Sjouwen, stucen, trap op trap af, beton storten, kruiwagens vol met kilo’s cement verplaatsen en lange dagen maken. Zo zagen de 49 jaar werken in de bouw eruit voor Leo Scholman (67 jaar).
Leermeester Leo
’Ik begon met werken toen ik 15 jaar was als timmerman. Ik heb mij steeds weten op te werken tot leermeester’. Zo werd de leergierige Leo al snel metselaar, toen stukadoor en uiteindelijk tegelzetter. ‘De laatste 25 jaar heb ik gewerkt als tegelzetter en heb ik veel jongens mogen opleiden.’ Leo heeft veel gezien en gedaan en heeft dat altijd geprobeerd over te brengen op de volgende generatie.
Mijn vrouw gaf de doorslag
Voor Leo kwam de regeling precies op het juiste moment. ‘Op een gegeven moment merk je dat je niet meer meekomt met die jongens, je lijf wil niet meer zoals eerst’. Dus toen zijn werkgever hem ruim drie jaar geleden vertelde over de zwaarwerkregeling, kwam dat als geroepen. Leo voegt toe: ‘Mijn werkgever zei zelf: “Het is goed zo, ik denk dat je dit moet aannemen.” Daar hoefde Leo dan ook niet lang over na te denken. ‘Ik vond het gelijk een goed idee en de gedachte gaf mij rust. Mijn vrouw gaf de doorslag en moedigde mij echt aan van deze regeling gebruik te maken’.

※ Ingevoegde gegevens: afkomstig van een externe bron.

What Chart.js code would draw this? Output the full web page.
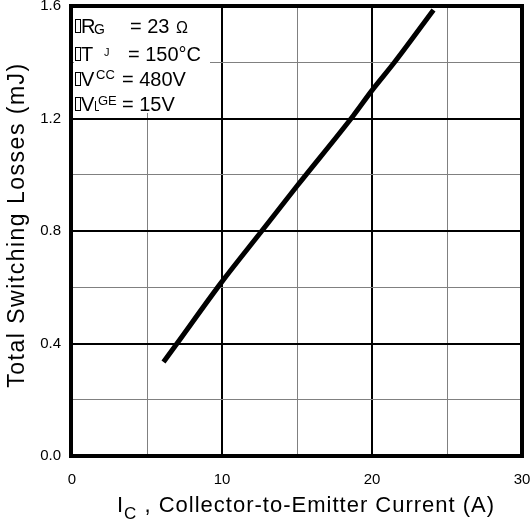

Weer mijn eigen tijd bepalen
Het zwarte gat, waar men de bezige Leo voor waarschuwde, is nooit gekomen. ‘Onze dagen vullen zich vanzelf en ik heb mij nog geen minuut verveeld’. Zijn vrouw beaamt dit en is erg blij met hun tijd samen. ‘We zijn al 45 jaar getrouwd zonder een dag ruzie’, vertelt Leo trots. ‘Ze miste het gezelschap en nu is zij ook sinds een paar maanden thuis, dus kunnen we echt samen optrekken.’ Het geheim is dat je elkaar moet vrijlaten maar ook moet opvangen. ‘Als ik een flink stuk wil fietsen en zij heeft al andere plannen, dan is dat natuurlijk helemaal prima’, zegt Leo lachend. Ze gaan graag naar hun vakantiehuis in Drenthe om van de natuur te genieten. Leo: ‘Fiets op de auto en dan een stuk rijden, lunchen, fietsen en weer inladen en terug’. ‘Ik geniet zo van het feit dat ik mijn tijd zelf kan bepalen, niets moet meer en niemand zit achter je aan’.